Ultimately, all these demands led to the same end: “Gender identity,” rather than biology, had to be the sole determinant of whether one was male or female. With sexual difference erased from all policy and practice at Nova, I had to face the prospect of my children sharing locker rooms with the opposite sex, learning bogus theories in science class about gender existing on a spectrum, and being punished for violations of “preferred” pronoun use. Up to this point, Nova had always taken its time in selecting curricula, at times writing its own textbooks. Now, unsubstantiated claims of bullying were used to pressure committees to approve materials and policies that were anti-scientific and that supplanted parental authority. This didn’t sound like the school I had signed up for—this was ideological indoctrination.

Though this ideology may seem above the understanding of young children, it sinks in quickly when your child’s classmate transitions to the opposite sex. Nova saw some kindergarteners leave mid-year, troubled by their classmate’s rapid metamorphosis. Stephanie Davies Arai, a UK-based communication specialist who has worked with parents for over eighteen years, says that at around four to five years of age, children begin to classify and categorize everything around them. Most importantly, children of this age will categorize their sex and that of others. This process in young children is inevitably undermined by the dualistic tenets of gender ideology. “By teaching [students] that this ‘gender identity’ is their ‘authentic self,’ disassociated from the body, we are actively training children into a state of ‘gender dysphoria’ as the normal,” Davies Arai states on her blog, Transgender Trend. The Edwardses had succeeded in creating a Brave New World in the kindergarten classroom.

Without sympathy for our views amongst school officials, Nova parents organized to amplify our voice. Collectively, we were able to withstand the school’s administrators, its lawyer, and a good portion of the parent community calling us bigots in the media, censoring our comments to the school board, and accusing us of creating a “hostile environment.” We collected hundreds of signatures from the school community on a petition opposing mixed-sex bathrooms; we hosted a talk at Nova on the harms of transgenderism; and we sent a letter to the school board with a long list of students who wouldn’t be permitted to use a mixed-sex bathroom. Most importantly, we supported each other in prayer and solidarity, forming new friendships that, then and now, serve as an ark in troubled times.

Despite our efforts, Nova eventually adopted a comprehensive gender inclusion policy that eradicated sex-specific facilities and activities, enforced preferred pronouns, and equated disagreement with bullying. In response, many families (including my own) left the school, disenchanted with the administration's capitulation to the gender activists and their post-truth politics. Interestingly, the Edwardses also left, filing a still-unresolved Human Rights complaint on their way out. Though the school still hobbles along doing its best to teach the Western canon, it’s been critically wounded and is sure to be one of many institutions gutted by such ruthless activism.

With the Obama “bathroom mandate” under injunction and the Grimm case pending at the Supreme Court, don't think that activists have hit the pause button.
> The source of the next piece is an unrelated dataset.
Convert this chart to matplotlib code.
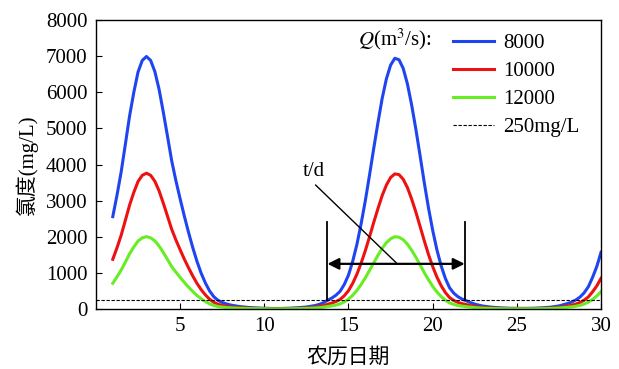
import matplotlib
matplotlib.use("Agg")
import matplotlib.pyplot as plt

plt.rcParams['font.family'] = ['Liberation Serif', 'Noto Sans CJK SC']
plt.rcParams['mathtext.fontset'] = 'stix'

# lunar-calendar day (finer steps where the curves bend)
days = [1.0, 1.25, 1.5, 1.75, 2.0, 2.25, 2.5, 2.75, 3.0, 3.25, 3.5, 3.75, 4.0, 4.25,
        4.5, 4.75, 5.0, 5.25, 5.5, 5.75, 6.0, 6.25, 6.5, 6.75, 7.0, 7.25, 7.5, 7.75,
        8.0,
        8.5, 9.0, 9.5, 10.0, 10.5, 11.0, 11.5, 12.0, 12.5,
        13.0, 13.25, 13.5, 13.75, 14.0, 14.25, 14.5, 14.75, 15.0, 15.25, 15.5,
        15.75, 16.0, 16.25, 16.5, 16.75, 17.0, 17.25, 17.5, 17.75, 18.0, 18.25,
        18.5, 18.75, 19.0, 19.25, 19.5, 19.75, 20.0, 20.25, 20.5, 20.75, 21.0,
        21.25, 21.5, 21.75, 22.0, 22.25, 22.5, 22.75, 23.0,
        23.5, 24.0, 24.5, 25.0, 25.5, 26.0, 26.5, 27.0, 27.5,
        28.0, 28.25, 28.5, 28.75, 29.0, 29.25, 29.5, 29.75, 30.0]

# chlorinity (mg/L) for Q = 8000, 10000, 12000 m3/s
cl_8000 = [2557, 3150, 3800, 4570, 5350, 6000, 6560, 6880, 6990, 6880, 6570, 6080,
           5450, 4780, 4100, 3550, 3050, 2570, 2120, 1700, 1320, 990, 720, 500, 340,
           240, 180, 140, 110,
           70, 45, 30, 20, 15, 15, 22, 35, 55,
           95, 125, 170, 240, 300, 380, 490, 680, 940, 1320, 1790, 2360, 3000, 3710,
           4450, 5160, 5830, 6370, 6750, 6940, 6900, 6660, 6230, 5650, 4980, 4250,
           3500, 2800, 2180, 1640, 1200, 850, 590, 440, 340, 275, 225, 175, 135,
           105, 80,
           50, 32, 22, 18, 18, 22, 32, 50, 85,
           150, 190, 250, 330, 450, 620, 880, 1180, 1570]
cl_10000 = [1376, 1695, 2045, 2460, 2880, 3230, 3530, 3700, 3760, 3700, 3535, 3270,
            2930, 2570, 2205, 1910, 1640, 1380, 1140, 915, 710, 535, 390, 270, 185,
            130, 97, 75, 59,
            38, 24, 16, 11, 8, 8, 12, 19, 30,
            51, 67, 92, 129, 162, 205, 264, 367, 507, 711, 965, 1270, 1617, 2000,
            2400, 2780, 3140, 3430, 3640, 3740, 3720, 3590, 3360, 3045, 2685, 2290,
            1890, 1510, 1175, 885, 647, 458, 318, 237, 183, 148, 121, 94, 73, 57, 43,
            27, 17, 12, 10, 10, 12, 17, 27, 46,
            81, 103, 135, 180, 245, 337, 478, 642, 850]
cl_12000 = [712, 890, 1080, 1300, 1530, 1720, 1880, 1970, 2003, 1970, 1885, 1745,
            1565, 1370, 1175, 1020, 875, 735, 605, 485, 375, 283, 205, 143, 98,
            69, 52, 40, 32,
            20, 13, 9, 6, 4, 4, 6, 10, 16,
            27, 36, 49, 69, 86, 109, 141, 196, 271, 380, 515, 680, 864, 1068,
            1282, 1486, 1680, 1835, 1945, 2000, 1987, 1918, 1795, 1627, 1434, 1224,
            1008, 809, 628, 472, 346, 245, 170, 127, 98, 79, 65, 50, 39, 30, 23,
            15, 9, 6, 5, 5, 6, 9, 15, 26,
            46, 58, 77, 101, 138, 190, 270, 360, 480]

series = [("8000", cl_8000, "#1f45f0"),
          ("10000", cl_10000, "#ee1111"),
          ("12000", cl_12000, "#66ee22")]

limit = 250          # mg/L standard
t_start, t_end = 13.75, 21.9   # over-limit window of the second peak

fig = plt.figure(figsize=(6.19, 3.69), dpi=100)
ax = fig.add_axes([0.155, 0.1626, 0.816, 0.7832])

for name, vals, col in series:
    ax.plot(days, vals, color=col, lw=2.2, label=name)
ax.axhline(limit, color='black', lw=0.8, ls=(0, (3, 1.5)), label='250mg/L')

# duration marker
ax.plot([t_start, t_start], [limit, 2400], color='black', lw=1.3)
ax.plot([t_end, t_end], [limit, 2400], color='black', lw=1.3)
ax.annotate('', xy=(t_start, 1250), xytext=(t_end, 1250),
            arrowprops=dict(arrowstyle='<|-|>', color='black', lw=1.6,
                            mutation_scale=17, shrinkA=0, shrinkB=0))
ax.plot([13.05, 17.9], [3430, 1250], color='black', lw=1.0)
ax.text(12.95, 3820, 't/d', fontsize=15, ha='center', va='center')

ax.set_xlim(0, 30)
ax.set_ylim(0, 8000)
ax.set_xticks([5, 10, 15, 20, 25, 30])
ax.set_yticks(range(0, 8001, 1000))
ax.tick_params(direction='in', length=4, labelsize=15, pad=6)
for s in ax.spines.values():
    s.set_linewidth(1.0)

ax.set_xlabel('农历日期', fontsize=15, labelpad=8)
ax.set_ylabel('氯度(mg/L)', fontsize=15, labelpad=6)

ax.text(0.665, 0.935, r'$Q$(m$^3$/s):', transform=ax.transAxes, fontsize=15,
        ha='right', va='center')
ax.legend(loc='upper left', bbox_to_anchor=(0.68, 1.0), frameon=False,
          fontsize=15, handlelength=1.95, handletextpad=0.45, labelspacing=0.4,
          borderaxespad=0.25)

fig.savefig('out.png', dpi=100)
Gender activism moves fast, is well-funded, and directs a significant amount of resources at public schools. The tragic consequences of this ideology are all around us—teen girls getting mastectomies, minors put at risk of being sterilized by synthetic hormones, and a gag on scientific inquiry—but who will dare say the Emperor has no clothes? With public schools fast becoming incubators of gender ideology, parents need to cast off their fears of entering the fray, speak out, and, most importantly, teach their children that their sex is a beautiful, biological reality.

Emily Zinos is a volunteer for Ask Me First Minnesota, a project devoted to advancing privacy and safety rights.